### DATASET EXTRACT

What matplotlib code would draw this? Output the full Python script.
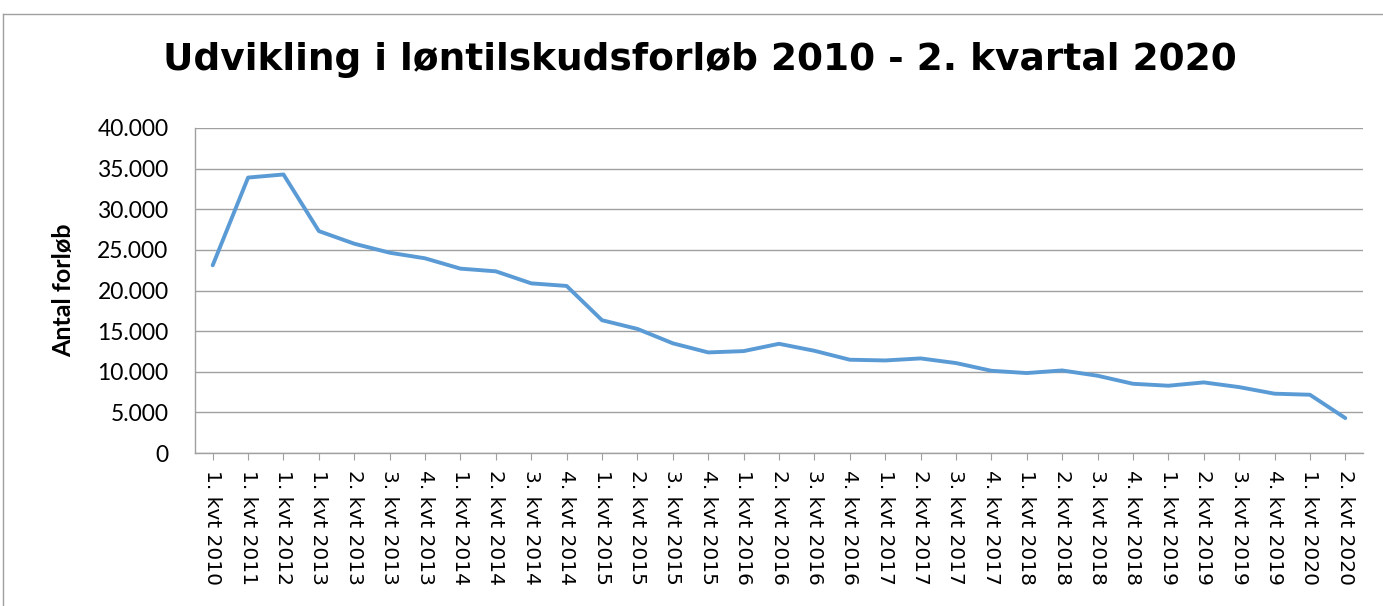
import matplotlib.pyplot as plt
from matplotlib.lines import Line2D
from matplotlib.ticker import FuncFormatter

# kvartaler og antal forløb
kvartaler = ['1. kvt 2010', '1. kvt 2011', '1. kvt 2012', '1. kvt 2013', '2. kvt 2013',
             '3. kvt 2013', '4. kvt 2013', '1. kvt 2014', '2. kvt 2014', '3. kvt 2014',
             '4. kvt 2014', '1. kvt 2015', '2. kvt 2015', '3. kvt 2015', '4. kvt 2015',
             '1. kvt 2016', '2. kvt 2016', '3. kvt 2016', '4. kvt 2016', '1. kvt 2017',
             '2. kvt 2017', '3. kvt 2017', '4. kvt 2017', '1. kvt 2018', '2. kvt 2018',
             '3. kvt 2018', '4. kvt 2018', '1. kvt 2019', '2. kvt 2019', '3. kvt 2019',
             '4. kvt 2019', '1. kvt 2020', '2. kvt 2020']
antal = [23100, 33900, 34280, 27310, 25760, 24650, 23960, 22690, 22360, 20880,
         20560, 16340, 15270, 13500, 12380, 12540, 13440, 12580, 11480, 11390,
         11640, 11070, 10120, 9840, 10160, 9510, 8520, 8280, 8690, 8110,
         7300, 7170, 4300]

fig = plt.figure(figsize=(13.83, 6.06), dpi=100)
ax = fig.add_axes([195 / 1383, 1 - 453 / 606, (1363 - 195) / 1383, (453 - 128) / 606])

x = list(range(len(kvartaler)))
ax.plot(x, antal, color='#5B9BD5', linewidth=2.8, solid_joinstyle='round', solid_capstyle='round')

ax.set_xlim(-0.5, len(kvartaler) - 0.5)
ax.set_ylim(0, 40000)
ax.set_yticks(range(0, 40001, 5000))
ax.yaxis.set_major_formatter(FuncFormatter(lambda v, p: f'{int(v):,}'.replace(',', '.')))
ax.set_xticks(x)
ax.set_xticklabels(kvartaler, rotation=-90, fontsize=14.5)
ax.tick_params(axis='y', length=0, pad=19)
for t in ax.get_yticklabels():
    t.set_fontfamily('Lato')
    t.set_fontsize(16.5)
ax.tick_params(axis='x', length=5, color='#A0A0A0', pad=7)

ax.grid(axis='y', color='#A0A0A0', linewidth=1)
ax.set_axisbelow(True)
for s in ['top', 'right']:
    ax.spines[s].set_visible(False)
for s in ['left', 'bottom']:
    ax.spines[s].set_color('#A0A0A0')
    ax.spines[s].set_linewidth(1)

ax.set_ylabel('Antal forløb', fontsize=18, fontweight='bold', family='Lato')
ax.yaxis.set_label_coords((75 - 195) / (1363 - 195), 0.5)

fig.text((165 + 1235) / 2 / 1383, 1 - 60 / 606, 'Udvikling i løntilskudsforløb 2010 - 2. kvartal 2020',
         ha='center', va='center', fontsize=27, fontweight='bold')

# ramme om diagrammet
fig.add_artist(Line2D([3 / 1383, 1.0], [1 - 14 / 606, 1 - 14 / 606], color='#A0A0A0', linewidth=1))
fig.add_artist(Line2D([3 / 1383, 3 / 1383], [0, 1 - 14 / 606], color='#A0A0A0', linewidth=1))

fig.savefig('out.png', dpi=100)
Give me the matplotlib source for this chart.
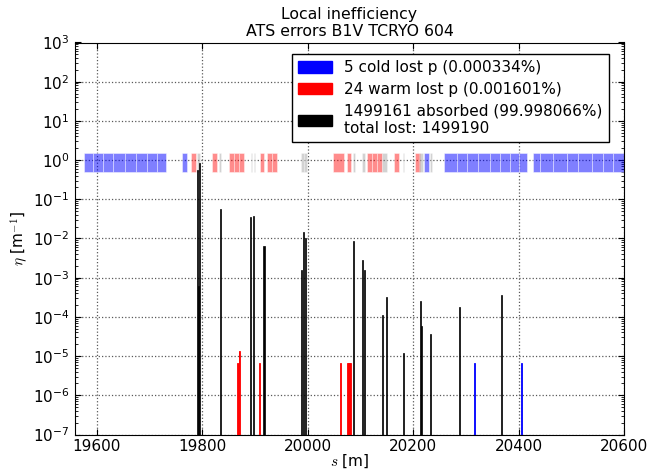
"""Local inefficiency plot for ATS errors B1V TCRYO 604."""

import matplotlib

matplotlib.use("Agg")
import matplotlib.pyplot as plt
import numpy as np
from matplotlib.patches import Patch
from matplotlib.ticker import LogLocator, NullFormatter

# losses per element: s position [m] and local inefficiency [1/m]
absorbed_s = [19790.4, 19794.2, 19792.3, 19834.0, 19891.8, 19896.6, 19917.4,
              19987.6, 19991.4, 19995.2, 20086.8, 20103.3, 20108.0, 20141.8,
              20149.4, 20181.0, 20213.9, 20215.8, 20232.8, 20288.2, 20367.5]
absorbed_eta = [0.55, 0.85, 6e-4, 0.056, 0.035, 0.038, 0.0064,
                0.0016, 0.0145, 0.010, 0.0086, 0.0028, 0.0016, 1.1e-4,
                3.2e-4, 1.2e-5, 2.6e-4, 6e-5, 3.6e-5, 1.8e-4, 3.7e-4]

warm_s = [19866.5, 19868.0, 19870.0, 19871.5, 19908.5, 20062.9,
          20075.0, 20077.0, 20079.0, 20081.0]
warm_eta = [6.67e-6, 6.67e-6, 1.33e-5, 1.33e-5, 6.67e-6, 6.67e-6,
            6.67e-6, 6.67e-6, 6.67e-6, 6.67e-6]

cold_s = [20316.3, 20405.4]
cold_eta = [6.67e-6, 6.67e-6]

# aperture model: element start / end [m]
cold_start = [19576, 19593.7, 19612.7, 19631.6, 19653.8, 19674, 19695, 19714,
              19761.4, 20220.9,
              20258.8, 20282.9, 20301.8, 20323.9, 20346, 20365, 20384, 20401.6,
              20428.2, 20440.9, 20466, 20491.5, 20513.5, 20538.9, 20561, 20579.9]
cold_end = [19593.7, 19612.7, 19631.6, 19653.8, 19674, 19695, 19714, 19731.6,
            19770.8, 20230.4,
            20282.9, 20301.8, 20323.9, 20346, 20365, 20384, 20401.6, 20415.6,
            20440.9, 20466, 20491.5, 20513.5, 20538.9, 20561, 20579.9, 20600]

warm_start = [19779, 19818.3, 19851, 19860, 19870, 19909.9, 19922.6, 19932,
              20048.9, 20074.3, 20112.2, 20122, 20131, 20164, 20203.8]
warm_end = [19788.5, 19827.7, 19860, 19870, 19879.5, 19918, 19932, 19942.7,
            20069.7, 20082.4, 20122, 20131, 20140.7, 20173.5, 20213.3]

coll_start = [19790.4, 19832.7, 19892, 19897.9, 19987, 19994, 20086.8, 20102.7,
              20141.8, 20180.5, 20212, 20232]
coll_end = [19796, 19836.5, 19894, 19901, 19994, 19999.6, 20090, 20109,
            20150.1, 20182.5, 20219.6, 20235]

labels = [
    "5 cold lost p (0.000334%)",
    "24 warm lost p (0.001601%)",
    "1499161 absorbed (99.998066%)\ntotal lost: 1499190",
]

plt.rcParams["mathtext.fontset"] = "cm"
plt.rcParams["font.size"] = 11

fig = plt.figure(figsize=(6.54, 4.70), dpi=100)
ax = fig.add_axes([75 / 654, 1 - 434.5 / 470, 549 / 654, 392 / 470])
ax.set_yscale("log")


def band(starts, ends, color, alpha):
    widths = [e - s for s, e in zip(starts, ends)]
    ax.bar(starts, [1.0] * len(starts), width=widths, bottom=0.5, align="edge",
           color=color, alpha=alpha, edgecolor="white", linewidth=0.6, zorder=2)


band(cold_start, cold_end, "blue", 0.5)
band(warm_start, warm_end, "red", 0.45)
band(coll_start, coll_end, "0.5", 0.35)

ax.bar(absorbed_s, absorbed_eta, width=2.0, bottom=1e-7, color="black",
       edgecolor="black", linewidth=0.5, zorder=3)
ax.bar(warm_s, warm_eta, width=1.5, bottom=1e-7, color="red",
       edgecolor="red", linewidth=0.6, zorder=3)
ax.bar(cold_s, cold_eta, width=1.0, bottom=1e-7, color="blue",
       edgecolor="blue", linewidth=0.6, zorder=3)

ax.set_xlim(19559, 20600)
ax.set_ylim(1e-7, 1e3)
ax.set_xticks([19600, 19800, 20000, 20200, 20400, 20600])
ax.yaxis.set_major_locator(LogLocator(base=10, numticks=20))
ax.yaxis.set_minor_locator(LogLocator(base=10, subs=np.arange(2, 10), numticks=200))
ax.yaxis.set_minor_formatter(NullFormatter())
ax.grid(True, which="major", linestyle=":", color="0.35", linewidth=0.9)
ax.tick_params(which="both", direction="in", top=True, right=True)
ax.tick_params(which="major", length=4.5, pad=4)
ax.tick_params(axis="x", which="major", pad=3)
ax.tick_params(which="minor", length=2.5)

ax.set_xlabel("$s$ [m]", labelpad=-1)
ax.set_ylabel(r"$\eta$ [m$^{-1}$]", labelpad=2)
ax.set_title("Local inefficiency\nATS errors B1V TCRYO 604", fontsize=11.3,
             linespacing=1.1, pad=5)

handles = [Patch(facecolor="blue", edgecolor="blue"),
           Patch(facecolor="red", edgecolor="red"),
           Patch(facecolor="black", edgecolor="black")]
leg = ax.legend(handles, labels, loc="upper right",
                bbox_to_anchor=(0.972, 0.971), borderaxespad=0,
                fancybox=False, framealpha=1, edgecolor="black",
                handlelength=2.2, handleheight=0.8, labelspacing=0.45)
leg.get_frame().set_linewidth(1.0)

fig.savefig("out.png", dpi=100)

######

» **YOUR TASK**: Write out word for word the lines above that run from the one with "Give me the matplotlib source for this chart." to the one with "from matplotlib.ticker import LogLocator, NullFormatter". Include both end lines; exclude the images.

» **RESPONSE TO THE EXERCISE**:
Give me the matplotlib source for this chart.
"""Local inefficiency plot for ATS errors B1V TCRYO 604."""

import matplotlib

matplotlib.use("Agg")
import matplotlib.pyplot as plt
import numpy as np
from matplotlib.patches import Patch
from matplotlib.ticker import LogLocator, NullFormatter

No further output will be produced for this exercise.